Berîvan Demîr Botanlı mültecilerin Başûrê Kurdistan’daki son durağı ve mültecilik statüsünü kazandıkları kamp olan Mexmûr Mülteci Kampı’ndaki eğitim sisteminin nasıl kurulduğunu ise şöyle anlattı: “Maxmûr Kampı’na geçtiğimiz zaman farklı bir sistem vardı. BM’nin ve çevreden hayırseverlerin yardımıyla bazı okullar inşa ettik. Burada da çok zorluk çektik ama bir seviyeye gelene kadar bu şekilde bir birikim yaptık. Kitap, kalem ve kırtasiye malzemeleri gibi ihtiyaçları sağlayabildik. Bu şekilde öğrencilerimizi farklı dersler üzerinde geliştirmeye çalıştık.

Zamanla eğitim sistemi üzerine bir yoğunlaşma oldu ve yeni bir eğitim sistemi oluşturduk.  Kendi anadilimizde ve demokratik bir eğitim sistemi geliştirdik. Öğretmenler ders kitaplarını hazırlamak üzerine yoğunlaştılar ve kendi kitaplarımızı oluşturduk. Yazın kitap hazırlıyan öğretmenler, eğitim dönemi başladığında da bu kitaplardan dersler veriyorlardı. Hala da bu şekilde devam edildiğini söyleyebiliriz. ”

‘KDP ambargosu nedeniyle öğrenciler üniversiteye gidemiyor’

Bêrîvan Demîr Türk devleti’nin işgal ve saldırıları yine KDP’nin ambargo ve olumsuz politikalarının Mexmûr’daki öğrencilerin psikolojisini olumsuz etkilediğini ancak yine de eğitime devam etmek de ısrarlı olduklarını ifade etti.  Bêrîvan Demîr devamla şöyle konuştu: “Eğitime çok önem veriyoruz. Öğrencilerimiz liseyi bitirene kadar onları yetiştiriyoruz. Ancak son yıllarda çok sıkıntı çekiyoruz. 2019 yılında başlatılan KDP ambargosuyla birlikte öğrencilerimizi üniversitelere almamaya başladılar.  Kuşatma ve ambargo nedeniyle ne Irak’ta nede Başûrê Kurdistan’da öğrencilerimizin üniversiteye gidebilme imkânı olmuyor. Bu nedenle bir boşluk oluşuyor ve öğrencilerimiz sadece liseyi bitirebiliyorlar. Türk devletinin bölgeyi işgal etmesi bunun en büyük nedenlerindendir. Bu anlamda toplum, öğrenciler ve öğretmenler olarak büyük sıkıntı yaşıyoruz. Aynı zamanda kampa yönelik 3-4 yıldır kısıtlama var. Hastalık, eğitim, geçim imkanları açısından pek çok zorluk yaşanıyor. Bu durum öğrenci ve öğretmenleri etkiliyor. Hatta ekonomik ve siyasi anlamda da olumsuz etki yaratıyor ve öğrencilerin psikolojisini bozuyor.

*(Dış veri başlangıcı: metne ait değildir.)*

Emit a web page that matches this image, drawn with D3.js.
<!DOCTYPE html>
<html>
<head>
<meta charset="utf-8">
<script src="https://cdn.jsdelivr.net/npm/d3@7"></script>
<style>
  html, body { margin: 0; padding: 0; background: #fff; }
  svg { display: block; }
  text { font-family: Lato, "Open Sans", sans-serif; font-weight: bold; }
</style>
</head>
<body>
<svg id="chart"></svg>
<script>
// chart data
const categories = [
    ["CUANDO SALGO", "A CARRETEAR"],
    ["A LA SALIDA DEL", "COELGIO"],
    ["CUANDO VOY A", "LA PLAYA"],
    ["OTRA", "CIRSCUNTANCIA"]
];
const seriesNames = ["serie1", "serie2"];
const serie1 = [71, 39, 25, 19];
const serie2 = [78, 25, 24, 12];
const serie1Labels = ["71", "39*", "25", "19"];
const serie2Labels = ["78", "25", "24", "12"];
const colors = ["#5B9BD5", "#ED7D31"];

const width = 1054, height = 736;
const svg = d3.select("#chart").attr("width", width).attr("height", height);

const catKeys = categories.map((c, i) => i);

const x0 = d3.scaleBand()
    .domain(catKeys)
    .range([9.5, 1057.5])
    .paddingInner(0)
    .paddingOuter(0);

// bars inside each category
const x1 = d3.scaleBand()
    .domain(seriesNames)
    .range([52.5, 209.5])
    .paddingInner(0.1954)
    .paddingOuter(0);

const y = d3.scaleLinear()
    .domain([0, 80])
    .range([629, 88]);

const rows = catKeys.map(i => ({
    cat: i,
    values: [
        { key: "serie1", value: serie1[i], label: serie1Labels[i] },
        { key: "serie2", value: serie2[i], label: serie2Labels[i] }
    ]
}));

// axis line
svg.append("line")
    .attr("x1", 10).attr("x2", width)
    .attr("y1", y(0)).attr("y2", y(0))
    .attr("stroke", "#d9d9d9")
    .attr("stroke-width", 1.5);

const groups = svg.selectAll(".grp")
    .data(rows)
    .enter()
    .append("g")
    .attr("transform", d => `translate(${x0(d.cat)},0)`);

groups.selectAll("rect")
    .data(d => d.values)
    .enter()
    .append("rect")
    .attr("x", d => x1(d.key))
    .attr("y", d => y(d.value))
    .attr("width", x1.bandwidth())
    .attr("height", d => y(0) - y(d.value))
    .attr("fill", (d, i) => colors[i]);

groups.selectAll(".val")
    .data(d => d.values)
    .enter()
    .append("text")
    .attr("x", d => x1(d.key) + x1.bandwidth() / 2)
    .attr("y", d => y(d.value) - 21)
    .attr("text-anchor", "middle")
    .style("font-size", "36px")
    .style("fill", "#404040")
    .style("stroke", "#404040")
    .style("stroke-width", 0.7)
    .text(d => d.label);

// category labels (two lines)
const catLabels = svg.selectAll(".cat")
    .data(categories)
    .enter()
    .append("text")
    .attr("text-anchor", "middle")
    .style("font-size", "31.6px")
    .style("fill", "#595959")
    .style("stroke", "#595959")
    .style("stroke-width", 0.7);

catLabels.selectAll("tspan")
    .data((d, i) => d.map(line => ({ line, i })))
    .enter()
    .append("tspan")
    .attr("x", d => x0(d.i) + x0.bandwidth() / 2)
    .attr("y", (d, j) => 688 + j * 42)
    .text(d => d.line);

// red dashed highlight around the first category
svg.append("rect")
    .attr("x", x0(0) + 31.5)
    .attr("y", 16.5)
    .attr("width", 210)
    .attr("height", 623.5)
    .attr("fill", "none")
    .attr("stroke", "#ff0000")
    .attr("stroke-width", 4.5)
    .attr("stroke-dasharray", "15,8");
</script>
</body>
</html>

‘Her türlü fiziki ve psikolojik saldırıya karşı direneceğiz’

BM’nin mülteci statüsünü tanımış olmasına rağmen Türk devletinin Mexmur Kampı’na saldırılarına ses çıkarmadığını ifade eden Bêrîvan Demîr bu saldırılar öğrencilerin psikolojisini olumsuz etkilediğini söyledi.

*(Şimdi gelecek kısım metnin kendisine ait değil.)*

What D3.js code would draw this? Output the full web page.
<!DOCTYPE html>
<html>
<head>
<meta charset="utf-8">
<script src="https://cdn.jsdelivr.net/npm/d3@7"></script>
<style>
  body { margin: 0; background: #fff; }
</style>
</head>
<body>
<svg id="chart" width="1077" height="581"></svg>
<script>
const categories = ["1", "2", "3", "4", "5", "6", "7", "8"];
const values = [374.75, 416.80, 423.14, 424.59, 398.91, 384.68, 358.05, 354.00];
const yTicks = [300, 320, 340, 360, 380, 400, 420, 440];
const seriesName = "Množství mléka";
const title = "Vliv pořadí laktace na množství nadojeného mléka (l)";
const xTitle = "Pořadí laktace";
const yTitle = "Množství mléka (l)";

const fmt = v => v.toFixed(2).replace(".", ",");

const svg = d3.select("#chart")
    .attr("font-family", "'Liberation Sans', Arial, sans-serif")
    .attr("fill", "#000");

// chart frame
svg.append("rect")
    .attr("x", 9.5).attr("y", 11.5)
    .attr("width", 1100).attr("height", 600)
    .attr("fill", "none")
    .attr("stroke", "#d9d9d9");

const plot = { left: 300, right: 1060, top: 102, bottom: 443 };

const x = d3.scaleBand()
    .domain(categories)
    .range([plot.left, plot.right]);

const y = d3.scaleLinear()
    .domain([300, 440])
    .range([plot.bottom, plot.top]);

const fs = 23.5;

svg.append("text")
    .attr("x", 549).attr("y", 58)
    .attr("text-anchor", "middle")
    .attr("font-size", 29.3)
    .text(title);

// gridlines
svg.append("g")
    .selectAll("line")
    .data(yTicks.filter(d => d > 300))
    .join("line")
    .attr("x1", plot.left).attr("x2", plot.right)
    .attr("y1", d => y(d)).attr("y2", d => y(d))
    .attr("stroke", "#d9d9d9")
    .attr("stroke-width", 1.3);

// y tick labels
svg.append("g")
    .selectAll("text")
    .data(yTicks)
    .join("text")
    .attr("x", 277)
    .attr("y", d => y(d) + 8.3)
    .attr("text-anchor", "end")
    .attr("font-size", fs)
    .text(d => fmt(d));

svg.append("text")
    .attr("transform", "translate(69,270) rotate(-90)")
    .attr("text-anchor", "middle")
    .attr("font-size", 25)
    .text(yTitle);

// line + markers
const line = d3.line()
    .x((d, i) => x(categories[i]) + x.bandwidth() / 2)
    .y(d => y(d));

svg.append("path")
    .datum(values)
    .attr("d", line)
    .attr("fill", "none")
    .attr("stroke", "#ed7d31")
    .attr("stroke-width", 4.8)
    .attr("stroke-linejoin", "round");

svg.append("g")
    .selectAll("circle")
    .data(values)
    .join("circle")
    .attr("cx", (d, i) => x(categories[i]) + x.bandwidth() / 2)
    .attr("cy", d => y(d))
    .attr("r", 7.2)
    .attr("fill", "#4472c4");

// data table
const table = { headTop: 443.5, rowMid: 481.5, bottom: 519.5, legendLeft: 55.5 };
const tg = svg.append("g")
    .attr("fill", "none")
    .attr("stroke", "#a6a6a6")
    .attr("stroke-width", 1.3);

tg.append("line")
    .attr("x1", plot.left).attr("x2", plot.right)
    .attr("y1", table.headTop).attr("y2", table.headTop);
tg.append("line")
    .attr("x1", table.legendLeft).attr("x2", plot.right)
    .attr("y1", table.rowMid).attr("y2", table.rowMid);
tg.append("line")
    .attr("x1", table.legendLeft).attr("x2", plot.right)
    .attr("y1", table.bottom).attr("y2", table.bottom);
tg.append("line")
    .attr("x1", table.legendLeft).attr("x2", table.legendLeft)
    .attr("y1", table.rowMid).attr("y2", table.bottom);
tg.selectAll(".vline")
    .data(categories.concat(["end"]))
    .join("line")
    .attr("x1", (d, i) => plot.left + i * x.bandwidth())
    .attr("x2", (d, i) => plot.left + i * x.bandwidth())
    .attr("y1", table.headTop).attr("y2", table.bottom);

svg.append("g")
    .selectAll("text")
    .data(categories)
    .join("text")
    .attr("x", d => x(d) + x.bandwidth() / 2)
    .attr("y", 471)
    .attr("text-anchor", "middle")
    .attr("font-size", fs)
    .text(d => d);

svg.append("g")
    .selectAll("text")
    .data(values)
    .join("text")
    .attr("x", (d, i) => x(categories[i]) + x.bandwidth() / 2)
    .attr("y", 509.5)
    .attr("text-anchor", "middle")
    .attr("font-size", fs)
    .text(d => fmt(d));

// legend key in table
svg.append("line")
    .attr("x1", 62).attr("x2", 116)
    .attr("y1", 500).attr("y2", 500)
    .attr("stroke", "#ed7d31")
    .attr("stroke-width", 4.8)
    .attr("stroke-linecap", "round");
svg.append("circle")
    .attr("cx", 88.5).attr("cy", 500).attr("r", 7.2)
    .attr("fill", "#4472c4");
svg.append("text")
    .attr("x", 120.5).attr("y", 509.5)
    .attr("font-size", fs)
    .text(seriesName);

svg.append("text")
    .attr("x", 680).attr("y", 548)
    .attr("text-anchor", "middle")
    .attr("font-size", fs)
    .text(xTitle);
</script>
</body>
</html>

Bêrîvan Demîr bu Türk devletinin hava saldırıları yanı sıra kampta yaşayan öğrenciler ve toplumun başka saldırılarla da yüzyüze olduğunu vurgulayarak, “Aynı zamanda DAİŞ’in çevreye yönelik saldırıları oluyor. Coğrafi olarak bir savaş alanıdır. Yani içinde bulunduğumuz Ortadoğu büyük bir savaşın ve kaosun ortasında. Mexmûr’da bu kirli savaş politikaları ve saldırılarına maruz kalıyor. Düşmanın buraya yönelik ağır saldırıları var. Gençleri kandırma politikaları, psikolojik ve fiziksel saldırılar, bombalamalar devam ediyor. Tüm bu saldırılarla kampımızı ve toplumumuzu dağıtmak istiyorlar’’ dedi.  Son olarak Kürt Halk Önderi Abdullah Öcalan’a yönelik ağır bir tecrit ve Kürtlere dönük her alanda geliştirilen soykırım politikalarına dikkat çeken Berîvan Demîr Mexmûr’un toplumu, öğretmeni ve öğrencisiyle bu politika ve saldırılara karşı direneceğini söyledi.